Lammas, Lughnasadh, First Harvest, Bread Harvest, Festival of First Fruits, and Gŵyl Galan Awst is a seasonal Pagan and Neo-Pagan festival which is celebrated as one of the eight holidays on the Wheel of the Year.

In the Northern Hemisphere it is held on August 1 - 2 (or, alternatively between August 3 and August 10) when the Sun is at 15° Leo.

In the Southern Hemisphere it is held on February 1 - 2 (or, alternatively between February 2 and February 7), when the Sun is at 15° Aquarius.

Loafmas or Lammas is referred to as the "feast of the first fruits" in the Chronicle of the Anglo-Saxons and it marks the year's first wheat and barley harvests, a time of Thanksgiving symbolizing the life force of the Pagan god who has gone into the corn and been killed in the form of scythed grain.
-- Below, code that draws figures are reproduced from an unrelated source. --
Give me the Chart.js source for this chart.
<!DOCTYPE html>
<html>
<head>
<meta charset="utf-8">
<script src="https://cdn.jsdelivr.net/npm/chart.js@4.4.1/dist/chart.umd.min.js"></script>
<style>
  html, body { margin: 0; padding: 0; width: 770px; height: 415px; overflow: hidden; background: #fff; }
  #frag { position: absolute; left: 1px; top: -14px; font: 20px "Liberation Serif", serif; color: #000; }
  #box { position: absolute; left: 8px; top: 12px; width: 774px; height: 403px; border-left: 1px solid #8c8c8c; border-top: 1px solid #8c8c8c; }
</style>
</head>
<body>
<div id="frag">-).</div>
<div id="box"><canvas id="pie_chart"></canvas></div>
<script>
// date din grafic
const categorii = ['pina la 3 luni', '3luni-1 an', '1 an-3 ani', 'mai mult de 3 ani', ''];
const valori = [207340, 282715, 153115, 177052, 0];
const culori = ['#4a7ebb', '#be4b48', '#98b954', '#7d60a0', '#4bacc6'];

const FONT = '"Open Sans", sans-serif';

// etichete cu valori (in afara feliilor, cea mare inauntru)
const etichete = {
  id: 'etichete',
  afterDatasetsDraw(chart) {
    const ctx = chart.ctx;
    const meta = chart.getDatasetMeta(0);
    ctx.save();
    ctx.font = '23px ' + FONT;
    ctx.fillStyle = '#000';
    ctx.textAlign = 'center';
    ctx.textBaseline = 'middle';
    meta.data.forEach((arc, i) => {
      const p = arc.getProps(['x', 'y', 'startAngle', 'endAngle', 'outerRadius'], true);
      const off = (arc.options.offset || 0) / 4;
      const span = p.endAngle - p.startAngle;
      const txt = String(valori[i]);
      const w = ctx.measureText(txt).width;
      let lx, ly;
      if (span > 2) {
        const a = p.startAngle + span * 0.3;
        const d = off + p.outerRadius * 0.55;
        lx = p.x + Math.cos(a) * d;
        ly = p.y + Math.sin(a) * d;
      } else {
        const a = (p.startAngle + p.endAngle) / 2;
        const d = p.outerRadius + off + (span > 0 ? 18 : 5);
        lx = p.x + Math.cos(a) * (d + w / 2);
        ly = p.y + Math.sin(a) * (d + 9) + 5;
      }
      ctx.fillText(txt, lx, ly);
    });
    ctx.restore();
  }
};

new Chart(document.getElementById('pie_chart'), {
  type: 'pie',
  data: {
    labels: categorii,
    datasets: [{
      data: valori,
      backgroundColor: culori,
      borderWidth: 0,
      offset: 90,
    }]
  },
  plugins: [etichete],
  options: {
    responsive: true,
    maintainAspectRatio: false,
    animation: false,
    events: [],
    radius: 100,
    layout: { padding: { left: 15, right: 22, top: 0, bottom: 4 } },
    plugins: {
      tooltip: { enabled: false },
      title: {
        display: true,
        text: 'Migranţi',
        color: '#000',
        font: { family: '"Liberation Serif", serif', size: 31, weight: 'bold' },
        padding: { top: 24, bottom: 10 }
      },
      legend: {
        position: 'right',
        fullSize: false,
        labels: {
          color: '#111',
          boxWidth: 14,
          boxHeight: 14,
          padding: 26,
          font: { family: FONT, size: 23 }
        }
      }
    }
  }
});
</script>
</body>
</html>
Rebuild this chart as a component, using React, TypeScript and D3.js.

The first breads baked with the new grain represent the gof's death, a sacrifice for the good of the land and the people, as related in the old rhyme, "John Barleycorn":

There was three men come out o' the West their fortunes for to try,
And these three men made a solemn vow, John Barleycorn must die,
They ploughed, they sowed, they harrowed him in, throwed clods upon his head,
And these three men made a solemn vow, John Barleycorn was dead.

Among the folk practices of Anglo-Saxon England, in which Pagan and Christian traditions are conjoined, it is customary to bake a loaf of bread from the first grains of the new wheat and barley harvest, which was taken to church to be blessed. The bread was then broken into four pieces and placed in the four corners of the barn containing the corn harvest, to protect the grain.